PROMPT:
Write out all the entries word for word and omit any pictures.

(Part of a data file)
□ □ □ □
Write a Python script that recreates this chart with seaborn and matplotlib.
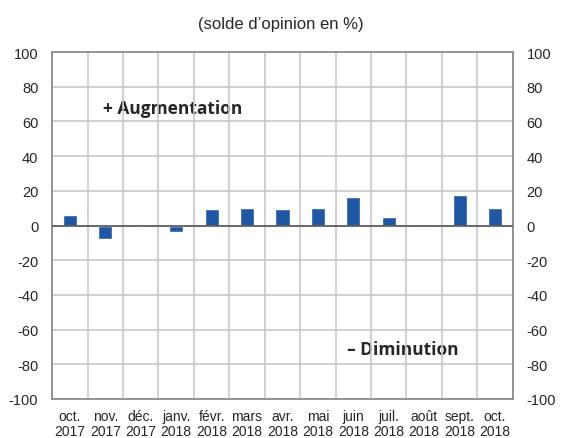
import numpy as np
import pandas as pd
import matplotlib
matplotlib.use("Agg")
import matplotlib.pyplot as plt
import seaborn as sns

# données (solde d'opinion en %)
mois = ["oct.\n2017", "nov.\n2017", "déc.\n2017", "janv.\n2018", "févr.\n2018", "mars\n2018",
        "avr.\n2018", "mai\n2018", "juin\n2018", "juil.\n2018", "août\n2018", "sept.\n2018", "oct.\n2018"]
solde = [6.0, -7.5, -0.7, -4.0, 9.3, 10.3, 9.7, 10.3, 16.3, 5.2, 1.0, 17.8, 10.3]
yticks = list(range(-100, 101, 20))

sns.set_style("white")
plt.rcParams['font.family'] = ['Liberation Sans', 'DejaVu Sans']

df = pd.DataFrame({"mois": mois, "solde": solde})

fig = plt.figure(figsize=(5.61, 4.39), dpi=100)
ax = fig.add_axes([0.093, 0.089, 0.821, 0.79])
sns.barplot(data=df, x="mois", y="solde", color="#1f57a5", saturation=1, width=0.4,
            ax=ax, zorder=3)

ax.set_ylim(-100, 100)
ax.set_xlim(-0.5, len(mois) - 0.5)
ax.set_yticks(yticks)
ax.set_yticklabels([str(v) for v in yticks], fontsize=10.5)
ax.set_xticks(range(len(mois)))
ax.set_xticklabels(mois, fontsize=10, linespacing=1.15)
ax.set_xticks(np.arange(-0.5, len(mois), 1), minor=True)
ax.tick_params(axis="y", length=0, pad=10)
ax.tick_params(axis="x", length=0, pad=7)
ax.tick_params(axis="x", which="minor", length=0)
ax.set_xlabel("")
ax.set_ylabel("")

ax.set_axisbelow(True)
ax.grid(axis="y", which="major", color="#c8c8c8", linewidth=1.2)
ax.grid(axis="x", which="minor", color="#c8c8c8", linewidth=1.2)
ax.axhline(0, color="#606060", linewidth=1.3, zorder=4)
for s in ax.spines.values():
    s.set_color("#8c8c8c")
    s.set_linewidth(1.3)

ax2 = ax.twinx()
ax2.set_ylim(-100, 100)
ax2.set_yticks(yticks)
ax2.set_yticklabels([str(v) for v in yticks], fontsize=10.5)
ax2.tick_params(axis="y", length=0, pad=10)
for s in ax2.spines.values():
    s.set_visible(False)

fig.text(0.5, 0.945, "(solde d\u2019opinion en %)", ha="center", va="center", fontsize=12)
ax.text(0.11, 0.84, "+ Augmentation", transform=ax.transAxes, fontsize=12.5,
        fontweight="bold", family=["Open Sans", "DejaVu Sans"], va="center", zorder=0.1)
ax.text(0.64, 0.145, "\u2013 Diminution", transform=ax.transAxes, fontsize=12.5,
        fontweight="bold", family=["Open Sans", "DejaVu Sans"], va="center", zorder=0.1)

fig.savefig("out.png", dpi=100)
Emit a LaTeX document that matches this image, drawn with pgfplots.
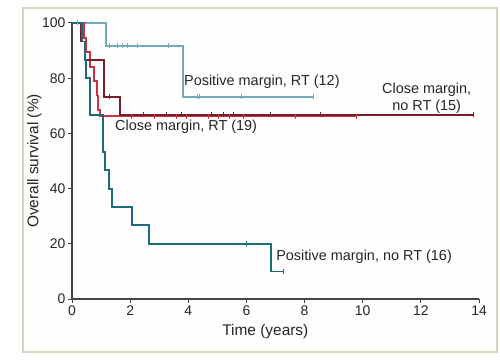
□ □ □ □
REPLY TO THE EXERCISE:
Write a Python script that recreates this chart with seaborn and matplotlib.
import numpy as np
import pandas as pd
import matplotlib
matplotlib.use("Agg")
import matplotlib.pyplot as plt
import seaborn as sns

# données (solde d'opinion en %)
mois = ["oct.\n2017", "nov.\n2017", "déc.\n2017", "janv.\n2018", "févr.\n2018", "mars\n2018",
        "avr.\n2018", "mai\n2018", "juin\n2018", "juil.\n2018", "août\n2018", "sept.\n2018", "oct.\n2018"]
solde = [6.0, -7.5, -0.7, -4.0, 9.3, 10.3, 9.7, 10.3, 16.3, 5.2, 1.0, 17.8, 10.3]
yticks = list(range(-100, 101, 20))

sns.set_style("white")
plt.rcParams['font.family'] = ['Liberation Sans', 'DejaVu Sans']

df = pd.DataFrame({"mois": mois, "solde": solde})

fig = plt.figure(figsize=(5.61, 4.39), dpi=100)
ax = fig.add_axes([0.093, 0.089, 0.821, 0.79])
sns.barplot(data=df, x="mois", y="solde", color="#1f57a5", saturation=1, width=0.4,
            ax=ax, zorder=3)

ax.set_ylim(-100, 100)
ax.set_xlim(-0.5, len(mois) - 0.5)
ax.set_yticks(yticks)
ax.set_yticklabels([str(v) for v in yticks], fontsize=10.5)
ax.set_xticks(range(len(mois)))
ax.set_xticklabels(mois, fontsize=10, linespacing=1.15)
ax.set_xticks(np.arange(-0.5, len(mois), 1), minor=True)
ax.tick_params(axis="y", length=0, pad=10)
ax.tick_params(axis="x", length=0, pad=7)
ax.tick_params(axis="x", which="minor", length=0)
ax.set_xlabel("")
ax.set_ylabel("")

ax.set_axisbelow(True)
ax.grid(axis="y", which="major", color="#c8c8c8", linewidth=1.2)
ax.grid(axis="x", which="minor", color="#c8c8c8", linewidth=1.2)
ax.axhline(0, color="#606060", linewidth=1.3, zorder=4)
for s in ax.spines.values():
    s.set_color("#8c8c8c")
    s.set_linewidth(1.3)

ax2 = ax.twinx()
ax2.set_ylim(-100, 100)
ax2.set_yticks(yticks)
ax2.set_yticklabels([str(v) for v in yticks], fontsize=10.5)
ax2.tick_params(axis="y", length=0, pad=10)
for s in ax2.spines.values():
    s.set_visible(False)

fig.text(0.5, 0.945, "(solde d\u2019opinion en %)", ha="center", va="center", fontsize=12)
ax.text(0.11, 0.84, "+ Augmentation", transform=ax.transAxes, fontsize=12.5,
        fontweight="bold", family=["Open Sans", "DejaVu Sans"], va="center", zorder=0.1)
ax.text(0.64, 0.145, "\u2013 Diminution", transform=ax.transAxes, fontsize=12.5,
        fontweight="bold", family=["Open Sans", "DejaVu Sans"], va="center", zorder=0.1)

fig.savefig("out.png", dpi=100)
Emit a LaTeX document that matches this image, drawn with pgfplots.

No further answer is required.